PARIS - Marie-Louise Carven, a driving force in taking France's postwar fashion international, died on Monday aged 105, a spokeswoman for her foundation told AFP.
"She passed away this morning (Monday) at her home" in Paris, said Catherine Degueldre, secretary of the Grog-Carven Association.
Carven, who opened her fashion house in the French capital in 1945, conducted a five-decade long career founded on the idea that style should belong to all, not just to tall, skinny models.
Born Carmen de Tommaso on August 31, 1909 in central western France, she renamed herself Marie-Louise Carven and designed clothes with a fresh and carefree style that were an immediate hit with actresses like Leslie Caron and Martine Carol and young girls around the world.

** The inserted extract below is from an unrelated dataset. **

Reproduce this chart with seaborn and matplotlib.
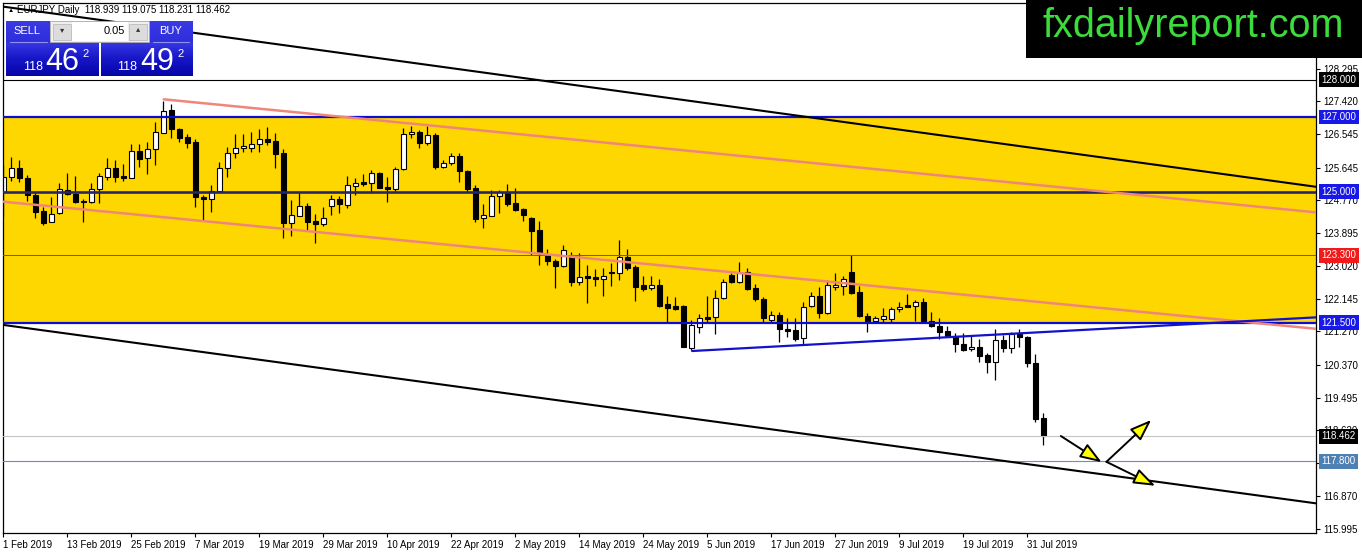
import numpy as np
import pandas as pd
import seaborn as sns
import matplotlib.pyplot as plt
import matplotlib.transforms as mtransforms
from matplotlib.patches import Rectangle
from matplotlib.colors import LinearSegmentedColormap

# EURJPY daily candles, 1 Feb 2019 - 2 Aug 2019 (weekdays)
opens = [124.99, 125.39, 125.64, 125.38, 124.91, 124.49, 124.20, 124.43, 125.06, 124.94,
         124.75, 124.74, 125.07, 125.40, 125.63, 125.42, 125.38, 126.09, 125.90, 126.14,
         126.58, 127.19, 126.67, 126.47, 126.32, 124.85, 124.80, 125.02, 125.63, 126.03,
         126.16, 126.16, 126.27, 126.40, 126.36, 126.05, 124.17, 124.36, 124.62, 124.22,
         124.14, 124.63, 124.81, 124.65, 125.16, 125.25, 125.24, 125.49, 125.14, 125.08,
         125.60, 126.54, 126.59, 126.30, 126.52, 125.67, 125.76, 125.96, 125.56, 125.09,
         124.29, 124.36, 124.90, 125.00, 124.69, 124.53, 124.31, 123.98, 123.31, 123.15,
         123.02, 123.26, 122.60, 122.75, 122.72, 122.67, 122.86, 122.82, 123.26, 122.98,
         122.51, 122.43, 122.50, 122.00, 121.95, 121.95, 120.82, 121.39, 121.66, 121.64,
         122.15, 122.78, 122.60, 122.85, 122.44, 122.13, 121.57, 121.71, 121.32, 121.30,
         121.08, 121.95, 122.22, 121.75, 122.46, 122.49, 122.85, 122.31, 121.68, 121.54,
         121.61, 121.61, 121.86, 121.96, 121.95, 122.05, 121.55, 121.41, 121.28, 121.14,
         120.93, 120.79, 120.84, 120.64, 120.44, 121.04, 120.82, 121.19, 121.11, 120.41,
         118.939]
highs = [125.72, 125.94, 125.85, 125.45, 125.00, 124.60, 124.87, 125.23, 125.49, 125.42,
         124.80, 125.23, 125.49, 125.90, 125.85, 125.74, 126.27, 126.27, 126.34, 126.87,
         127.43, 127.34, 126.71, 126.54, 126.40, 124.91, 125.18, 125.80, 126.21, 126.54,
         126.54, 126.61, 126.67, 126.74, 126.56, 126.14, 124.78, 124.98, 124.69, 124.41,
         124.59, 124.91, 124.89, 125.42, 125.36, 125.47, 125.58, 125.54, 125.40, 125.67,
         126.71, 126.76, 126.65, 126.76, 126.56, 125.85, 126.03, 126.03, 125.58, 125.18,
         124.67, 125.05, 125.05, 125.20, 125.09, 124.57, 124.32, 124.22, 123.46, 123.20,
         123.58, 123.40, 123.36, 123.04, 122.94, 122.95, 123.10, 123.71, 123.46, 123.04,
         122.76, 122.76, 122.66, 122.21, 122.19, 121.97, 121.57, 121.73, 122.21, 122.37,
         122.66, 122.82, 123.13, 122.95, 122.53, 122.19, 121.81, 121.79, 121.62, 121.62,
         122.06, 122.33, 122.45, 122.64, 122.84, 122.75, 123.30, 122.49, 121.75, 121.68,
         121.88, 121.93, 122.06, 122.27, 122.11, 122.17, 121.79, 121.63, 121.41, 121.22,
         121.22, 121.14, 121.06, 120.68, 121.32, 121.17, 121.26, 121.32, 121.14, 120.65,
         119.075]
lows = [124.33, 125.29, 125.25, 124.75, 124.31, 124.11, 124.18, 124.40, 124.92, 124.69,
        124.18, 124.69, 124.71, 125.32, 125.27, 125.30, 125.36, 125.67, 125.47, 125.72,
        126.56, 126.43, 126.32, 126.16, 124.60, 124.25, 124.45, 125.00, 125.40, 125.90,
        126.07, 126.06, 126.06, 126.24, 125.64, 123.77, 123.83, 124.34, 123.98, 123.62,
        124.09, 124.38, 124.44, 124.57, 124.91, 125.16, 124.96, 125.09, 124.74, 125.02,
        125.57, 126.45, 126.16, 126.25, 125.61, 125.64, 125.72, 125.27, 125.00, 124.18,
        124.04, 124.34, 124.43, 124.63, 124.49, 124.22, 123.31, 123.04, 123.04, 122.44,
        122.98, 122.48, 122.51, 122.03, 122.48, 122.21, 122.48, 122.64, 122.91, 122.09,
        122.35, 122.37, 121.93, 121.53, 121.84, 120.84, 120.77, 121.23, 121.53, 121.20,
        122.13, 122.57, 122.57, 122.37, 122.09, 121.53, 121.53, 120.99, 121.11, 121.02,
        120.92, 121.91, 121.62, 121.72, 122.37, 122.24, 122.28, 121.66, 121.26, 121.50,
        121.50, 121.48, 121.79, 121.91, 121.55, 121.50, 121.38, 121.06, 121.11, 120.72,
        120.75, 120.75, 120.44, 120.15, 119.97, 120.72, 120.68, 120.84, 120.32, 118.85,
        118.231]
closes = [125.40, 125.64, 125.36, 124.91, 124.47, 124.17, 124.41, 125.07, 124.93, 124.74,
          124.72, 125.07, 125.42, 125.63, 125.40, 125.36, 126.09, 125.88, 126.14, 126.59,
          127.16, 126.67, 126.45, 126.31, 124.85, 124.80, 125.03, 125.63, 126.03, 126.16,
          126.22, 126.27, 126.40, 126.34, 126.01, 124.16, 124.38, 124.62, 124.18, 124.15,
          124.29, 124.80, 124.67, 125.18, 125.23, 125.21, 125.49, 125.11, 125.08, 125.61,
          126.54, 126.59, 126.30, 126.52, 125.67, 125.76, 125.96, 125.56, 125.07, 124.27,
          124.38, 124.89, 124.99, 124.67, 124.51, 124.38, 123.96, 123.37, 123.15, 123.02,
          123.44, 122.60, 122.73, 122.70, 122.67, 122.75, 122.82, 123.25, 122.95, 122.45,
          122.39, 122.51, 121.95, 121.90, 121.87, 120.86, 121.44, 121.62, 121.61, 122.15,
          122.58, 122.60, 122.82, 122.40, 122.13, 121.62, 121.71, 121.32, 121.29, 121.06,
          121.93, 122.22, 121.75, 122.51, 122.51, 122.66, 122.30, 121.68, 121.53, 121.62,
          121.69, 121.86, 121.93, 121.93, 122.05, 121.55, 121.41, 121.26, 121.14, 120.92,
          120.77, 120.84, 120.62, 120.44, 121.04, 120.83, 121.19, 121.11, 120.41, 118.93,
          118.462]

date_labels = ['1 Feb 2019', '13 Feb 2019', '25 Feb 2019', '7 Mar 2019', '19 Mar 2019',
               '29 Mar 2019', '10 Apr 2019', '22 Apr 2019', '2 May 2019', '14 May 2019',
               '24 May 2019', '5 Jun 2019', '17 Jun 2019', '27 Jun 2019', '9 Jul 2019',
               '19 Jul 2019', '31 Jul 2019']
price_ticks = [128.295, 127.420, 126.545, 125.645, 124.770, 123.895, 123.020, 122.145,
               121.270, 120.370, 119.495, 118.620, 117.745, 116.870, 115.995]
# 117.745 sits fully under the 117.800 box on the original scale
hidden_ticks = [117.745]

# horizontal levels drawn on the chart
levels = [128.000, 127.000, 125.000, 123.300, 121.500, 118.462, 117.800]
level_line_colors = ['black', '#0C0CD2', '#262668', '#F02020', '#0C0CD2', '#C4C4C4', '#6A8FBF']
level_line_widths = [0.8, 1.6, 1.9, 0.6, 1.6, 0.8, 0.8]
level_box_colors = ['black', '#1818E8', '#1818E8', '#F01A1A', '#1818E8', 'black', '#4E80B4']
zone_low, zone_high = 121.5, 127.0

# trend lines: (start bar, start price, end bar, end price)
channel_upper = (0, 129.95, 164.1, 125.134)
channel_lower = (0, 121.44, 164.1, 116.67)
pink_upper = (20.04, 127.473, 164.1, 124.45)
pink_lower = (0, 124.735, 164.1, 121.337)
support_line = (86.1, 120.743, 164.1, 121.643)

# scenario arrows: (from bar, from price, to bar, to price)
arrows = [(132.2, 118.47, 137.3, 117.77),
          (137.9, 117.78, 143.5, 118.90),
          (137.9, 117.78, 144.0, 117.14)]

df = pd.DataFrame({'open': opens, 'high': highs, 'low': lows, 'close': closes})
df['bar'] = np.arange(len(df))
df['up'] = df['close'] >= df['open']

sns.set_theme(style='white')
plt.rcParams['font.family'] = ['Liberation Sans', 'DejaVu Sans']

fig = plt.figure(figsize=(13.62, 5.54), dpi=100)
ax = fig.add_axes([3 / 1362, 1 - 533 / 554, 1313 / 1362, 530.3 / 554])
ax.set_facecolor('white')

# yellow zone
ax.axhspan(zone_low, zone_high, color='#FFD700', zorder=0.5, lw=0)

# candles
ax.vlines(df['bar'], df['low'], df['high'], color='black', lw=0.9, zorder=2)
body_lo = df[['open', 'close']].min(axis=1)
body_h = (df['close'] - df['open']).abs().clip(lower=0.015)
ax.bar(df['bar'], body_h, bottom=body_lo, width=0.66,
       color=np.where(df['up'], 'white', 'black'), edgecolor='black', lw=0.8, zorder=2.2)

# horizontal levels
for lv, c, w in zip(levels, level_line_colors, level_line_widths):
    ax.axhline(lv, color=c, lw=w, zorder=3, antialiased=(lv != 123.3))

# trend lines
for seg, c, w in [(channel_upper, 'black', 1.5), (channel_lower, 'black', 1.5),
                  (pink_upper, '#F0857A', 1.8), (pink_lower, '#F0857A', 1.8),
                  (support_line, '#1212CC', 1.6)]:
    sns.lineplot(x=[seg[0], seg[2]], y=[seg[1], seg[3]], color=c, lw=w, ax=ax,
                 zorder=4, legend=False)

for a in arrows:
    ax.annotate('', xy=(a[2], a[3]), xytext=(a[0], a[1]),
                arrowprops=dict(arrowstyle='-|>,head_length=1.1,head_width=0.4',
                                lw=1.4, ec='black', fc='#FFFF00', shrinkA=0, shrinkB=0),
                zorder=5)

ax.set_xlim(-0.05, 164.1)
ax.set_ylim(115.877, 130.056)

# axes styling
for s in ax.spines.values():
    s.set_color('black')
    s.set_linewidth(0.9)
ax.yaxis.tick_right()
ax.set_yticks(price_ticks)
ax.set_yticklabels(['' if v in hidden_ticks else f'{v:.3f}' for v in price_ticks])
ax.set_xticks(np.arange(0, 8 * len(date_labels), 8))
ax.set_xticklabels(date_labels, ha='left')
ax.tick_params(axis='y', direction='out', length=3, width=0.8, pad=2,
               labelsize=7, colors='black', right=True, left=False)
ax.tick_params(axis='x', direction='out', length=3, width=0.8, pad=2,
               labelsize=7, colors='black', bottom=True)
ax.set_xlabel('')
ax.set_ylabel('')
ax.grid(False)

# price boxes on the right scale
trans = mtransforms.blended_transform_factory(ax.transAxes, ax.transData)
for lv, c in zip(levels, level_box_colors):
    ax.text(1.0043, lv, f'{lv:.3f}', transform=trans, ha='left', va='center',
            fontsize=7, color='white', zorder=6,
            bbox=dict(boxstyle='square,pad=0.25', fc=c, ec='none'))

# overlay in pixel coordinates for the header, trade panel and logo
ov = fig.add_axes([0, 0, 1, 1], zorder=10)
ov.patch.set_visible(False)
ov.axis('off')

ov.text(8, 10, '\u25b2', fontsize=4.5, va='center', ha='left', color='black')
ov.text(17, 10, 'EURJPY Daily  118.939 119.075 118.231 118.462', fontsize=7,
        va='center', ha='left', color='black')

blue = LinearSegmentedColormap.from_list('panel', ['#3A3AE4', '#1616C8', '#0606A6'])
grad = np.linspace(0, 1, 60).reshape(-1, 1)
for x0, x1 in [(6, 99), (101, 193)]:
    ov.imshow(grad, extent=(x0, x1, 76, 41.7), cmap=blue, aspect='auto', zorder=1)
for x0, x1 in [(6, 50), (149, 193)]:
    ov.imshow(grad[:20] * 0.5, extent=(x0, x1, 41.7, 20.7), cmap=blue, aspect='auto',
              zorder=1, vmin=0, vmax=1)
ov.plot([10, 47], [42, 42], color='#9090F0', lw=0.8, zorder=2)
ov.plot([153, 189], [42, 42], color='#9090F0', lw=0.8, zorder=2)
ov.add_patch(Rectangle((50, 20.7), 99, 21, fc='#EFEFEF', ec='#A8A8A8', lw=0.6, zorder=2))
ov.add_patch(Rectangle((72, 22), 56, 18.5, fc='white', ec='none', zorder=3))
ov.add_patch(Rectangle((53, 23.5), 18, 16, fc='#DCDCDC', ec='#B4B4B4', lw=0.5, zorder=3))
ov.add_patch(Rectangle((129, 23.5), 18, 16, fc='#DCDCDC', ec='#B4B4B4', lw=0.5, zorder=3))
ov.text(62, 31, '\u25be', fontsize=6, ha='center', va='center', color='#333333', zorder=4)
ov.text(138, 30, '\u25b4', fontsize=6, ha='center', va='center', color='#333333', zorder=4)
ov.text(125, 31, '0.05', fontsize=8, ha='right', va='center', color='black', zorder=4)
ov.text(27, 31, 'SELL', fontsize=8, ha='center', va='center', color='white', zorder=4)
ov.text(171, 31, 'BUY', fontsize=8, ha='center', va='center', color='white', zorder=4)
for x_small, x_big, x_sup, big in [(23, 62, 82, '46'), (117, 157, 177, '49')]:
    ov.text(x_small, 70, '118', fontsize=9, ha='left', va='baseline', color='white', zorder=4)
    ov.text(x_big, 70, big, fontsize=22, ha='center', va='baseline', color='white', zorder=4)
    ov.text(x_sup, 57, '2', fontsize=8, ha='left', va='baseline', color='white', zorder=4)

ov.add_patch(Rectangle((1026, 0), 336, 58, fc='black', ec='none', zorder=2))
ov.text(1193, 37, 'fxdailyreport.com', fontsize=28.5, ha='center', va='baseline',
        color='#3CDC3C', zorder=3)

ov.set_xlim(0, 1362)
ov.set_ylim(554, 0)

fig.savefig('out.png', dpi=100)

Overcame 'complex' for being short
Ignoring her mother's view that at 1.55 metres (five foot one inch) tall she would "never be elegant", she dropped early plans to become an architect or interior designer and set about creating clothes that flattered women like herself.
"I truly suffered from a complex.... I am 1.55 metres with curves, and during my youth, fashionable women were so tall, so willowy, so thin," she told AFP in a 2002 interview, a decade after retiring.
In 1945, at the age of 34, she opened her own haute couture fashion house on the Champs-Elysees, and called it Carven.
The Carven name was one she also chose for herself, reinventing her image for life in Paris.
"In the broiling Indian summers of those days Carven began to create the most adorable summer frocks. Paris began to talk, smart women everywhere went to Carven and emerged smarter still," Women's Illustrated said later.
Lauded in France
In 2009, the French government paid tribute to her as "one of the most eminent creative forces in French and international fashion".
"Couture brought me happiness, they were the best years of my life," Carven recalled with a smile at a celebration the same year ahead of her 100th birthday.
Unlike other labels such as Christian Dior, Carven reached out to younger women with practical yet flattering and sexy designs.
She only gave up designing in 1993, in her 84th year, to concentrate on a passion for old furniture and antiques.
Together with her husband, Rene Grog, she also built up a major collection of objets d'art which was later donated to the Louvre museum, where many of the items are now on permanent display.
Today her fashion house, after having gone through several other owners, has abandoned haute couture to focus on ready-to-wear. Its women's wear designers today are a pair in their 30s, Adrien Illaudable and Alexis Martial.